В. Шульгин писал об этом так: «Ограничение в правах евреев в России имело под собой весьма “гуманную мысль”… Признавалось, что русский народ во всей его совокупности (или его некоторые социальные слои), так сказать, женственно несовершеннолетен; что его легко эксплуатировать… что его поэтому надо как-то поддержать и защитить мерами государства; защитить против других элементов, более сильных… Северная Россия посмотрела на еврея глазами России Южной. Исторический же взгляд Малой России на еврея, которого она хорошо узнала за время сожития с Польшей, именно был таков: хохлы представляли себе еврея во образе “ишинкарiв-орендарiв”, которые “пьют кровь” из русского люда» [997]. Ограничения были задуманы правительством – против сплочённого экономического напора, опасного для национальной основы государства. – Долю правды в таком взгляде видит и Паркс, отмечая «дурно[е] влияни[е] возможности эксплуатировать ближних», «распространённую в Восточной Европе роль деревенского шинкаря и ростовщика», –хотя находит причины этого «скорее в природе крестьянства, нежели в самих евреях». Также и по его мнению эта торговля водкой, будучи «самым важным занятием евреев» в Восточной Европе, вызывала наибольшую ненависть к евреям со стороны крестьян; она питала собою не один погром и оставила глубокий долгий шрам в сознании населения украинского, белорусского и в памяти населения еврейского [998].
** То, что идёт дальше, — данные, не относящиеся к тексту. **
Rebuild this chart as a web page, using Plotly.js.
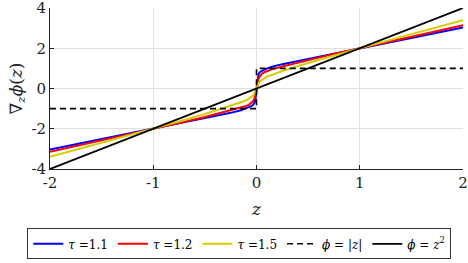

У многих авторов встречаются утверждения, что евреи-шинкари бедствовали, жили на ничтожные гроши, почти нищенствовали. Но не стоит думать, что это был столь хилый рынок. Слабостью пьющего народа питались и помещики Западного края, и винокуренные заводы, и шинкари, – и правительство. Есть возможность оценить суммарную цифру этих доходов по моменту, когда они оформились как государственные. После того как в 1896 в России была введена казённая винная монополия, устранившая всех частных шинкарей и акцизную продажу питей, – в следующем году общий доход казны от продажи питей оказался 285 млн. руб., – тогда как прямые налоги с населения дали всего 98 млн. Из этого видим не только, что винокурение являлось «важнейшим источником косвенного обложения», но и что доходы питейной промышленности, платившей до 1896 акциз всего «по 4 копейки с градуса выкуренного спирта», куда превосходили прямые государственные доходы Империи [999].
Но каково было участие в этой отрасли евреев, в эти времена!? В 1886, в ходе работ комиссии Палена, были опубликованы произведенные статистические обследования на этот счёт. Оттуда узнаём, что евреи содержали 27% (десятые доли здесь и дальше округлены) всех винокуренных заводов в Европейской России, а в черте оседлости – 53% (в том числе: в Подольской губ. – 83%, в Гродненской – 76%, в Херсонской – 72%). Пивоваренных заводов по Европейской России – 41%, а в черте оседлости 71% (в Минской губ. – 94%, Виленской – 91%, Гродненской – 85%). Доля же еврейской питейной торговли, то есть «пунктов выделки и продажи питей», содержимых евреями: в Европейской России – 29%, в черте оседлости – 61% (в Гродненской – 95%, Могилёвской 93%, Минской 91%) [1000].
995
Джеймс Паркс. Евреи среди народов: Обзор причин антисемитизма. Париж: YMCA-Press, 1932, с. 182.
996
В.В. Леонтович. История либерализма в России: 1762-1914 / Пер. с нем. 2-е изд., М.: Русский путь, 1995, с. 251-252.
997
В.В. Шульгин. «Что нам в них не нравится…»: Об Антисемитизме в России. Париж, 1929, с. 185-186.
998
Паркс, с. 153-155, 233.
999
Сборник материалов об экономическом положении евреев в России, т. 2, СПб.: Еврейское Колонизационное Общество, 1904, с. 64.
1000
Еврейская питейная торговля в России / Статистический Временник Российской Империи, серия III, выпуск 9. СПб., 1886, с. v-x.